The IRF result and RTK result are compared to the observed sewer flow
using the following equation.
\(\text{Compare to observed RDII}=\frac{\text{Predicted RDII}- \text{Observed RDII}}{\text{Observed RDII}}\times100\)(17)
Both models underestimated the flow volume; IRF method underestimates
flow volume by 9% to 28% and RTK method underestimates flow volume by
4% to 26% compare to monitoring volume. In terms of flow peaks, IRF
method overestimated peak flowrate for May 13, May 27, and June 11
storms by 19%, 25%, and 9%, respectively. At the same time IRF method
underestimated peak flowrate for May 15, and June 16 by 15% and 8%,
respectively. RTK method overestimated peak flowrate consistently from
1% to 16%.
Residual plots of the IRF and the best RTK solutions for the calibration
period and the validation period are presented in Figure 8. Residuals
are the difference between the observed value of the dependent variable
and the predicted value. Each data point has one residual and is defined
with the following equation.
Residual = Observed value – Predicted value (18)
Residuals are plotted against the observed value in the x axis.
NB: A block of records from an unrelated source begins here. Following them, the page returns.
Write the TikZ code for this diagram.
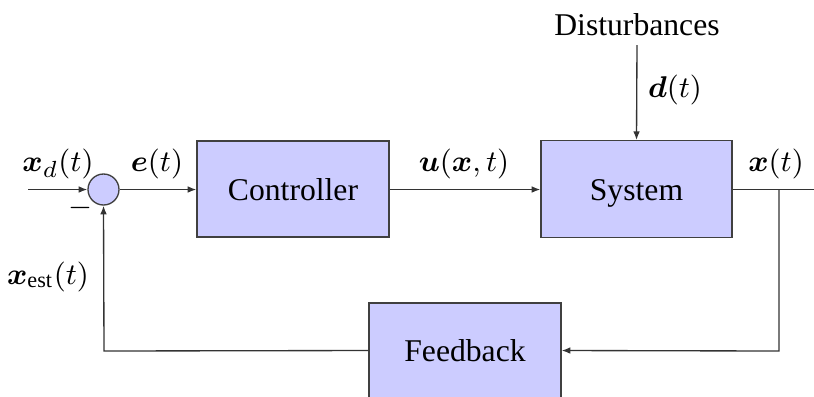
\documentclass[tikz,border=0pt]{standalone}
\usepackage{amsmath}
\usepackage{fontspec}
\setmainfont{Liberation Serif}
\usetikzlibrary{arrows.meta}
\begin{document}
\begin{tikzpicture}[x=0.3pt,y=-0.3pt,
  font=\fontsize{9.5}{11}\selectfont,
  blk/.style={draw=black!75,fill=blue!20,line width=0.4pt,inner sep=0pt,
    text height=6.6pt,text depth=0pt},
  wire/.style={line width=0.4pt,draw=black!80},
  arr/.style={wire,-{Latex[length=2.6pt,width=2pt]}},
  lbl/.style={inner sep=0pt}]
\useasboundingbox (0,0) rectangle (814,396);
\coordinate (in) at (28,189.5);
\node[blk,circle,minimum size=9.3pt,text height=0pt] (sum) at (103.5,189.5) {};
\node[blk,minimum width=57.6pt,minimum height=28.8pt] (ctrl) at (293,189) {Controller};
\node[blk,minimum width=57.3pt,minimum height=29pt] (sys) at (636.5,189) {System};
\node[blk,minimum width=57.6pt,minimum height=28.5pt] (fb) at (465,350.5) {Feedback};
\node[lbl] (dist) at (637,25) {Disturbances};
\coordinate (dtop) at (637,45);
\coordinate (out) at (814,189.5);
\coordinate (br) at (779,189.5);
\coordinate (brd) at (779,351);
\coordinate (fbl) at (104,351);

\draw[arr] (in) -- (sum.west);
\draw[arr] (sum.east) -- (ctrl.west |- sum.east);
\draw[arr] (ctrl.east |- sum.east) -- (sys.west |- sum.east);
\draw[arr] (dtop) -- (sys.north);
\draw[wire] (sys.east |- out) -- (out);
\draw[arr] (br) -- (brd) -- (fb.east);
\draw[arr] (fb.west) -- (fbl) -- (sum.south);

\node[lbl] (lxd) at (58,164) {$\boldsymbol{x}_d(t)$};
\node[lbl] (le) at (157,164) {$\boldsymbol{e}(t)$};
\node[lbl] (lu) at (464,164) {$\boldsymbol{u}(\boldsymbol{x},t)$};
\node[lbl] (lx) at (776,164) {$\boldsymbol{x}(t)$};
\node[lbl] (ld) at (675,90) {$\boldsymbol{d}(t)$};
\node[lbl] (lest) at (48,277) {$\boldsymbol{x}_{\mathrm{est}}(t)$};
\node[lbl] (minus) at (80,208) {$-$};
\end{tikzpicture}
\end{document}
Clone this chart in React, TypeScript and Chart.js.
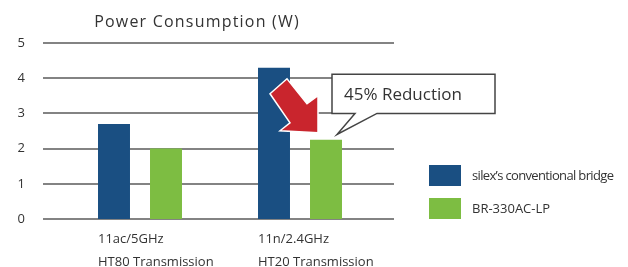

There are clusters of points at low flowrate, which represent tails in
the hydrographs. In Figure 8(a), IRF underestimates the peaks as most of
the residuals are in the positive side. These points are from the storms
in May 15, 2009 and May 27, 2009. This trend is also observed in the
validation period and the outliers are from the storms in June 11, 2009
and June 16, 2009 (Figure 8(b)). In validation period, RTK also
underestimated peaks as most of high flow points are in the positive
side. This means the best RTK solution for the calibration period loses
the efficiency in the validation period. This explains the decrease of
Nash-Sutcliffe coefficient of RTK method in the validation period as
presented in Table 1 and supports that RTK method is more of a curve
fitting method with limited physical meaning.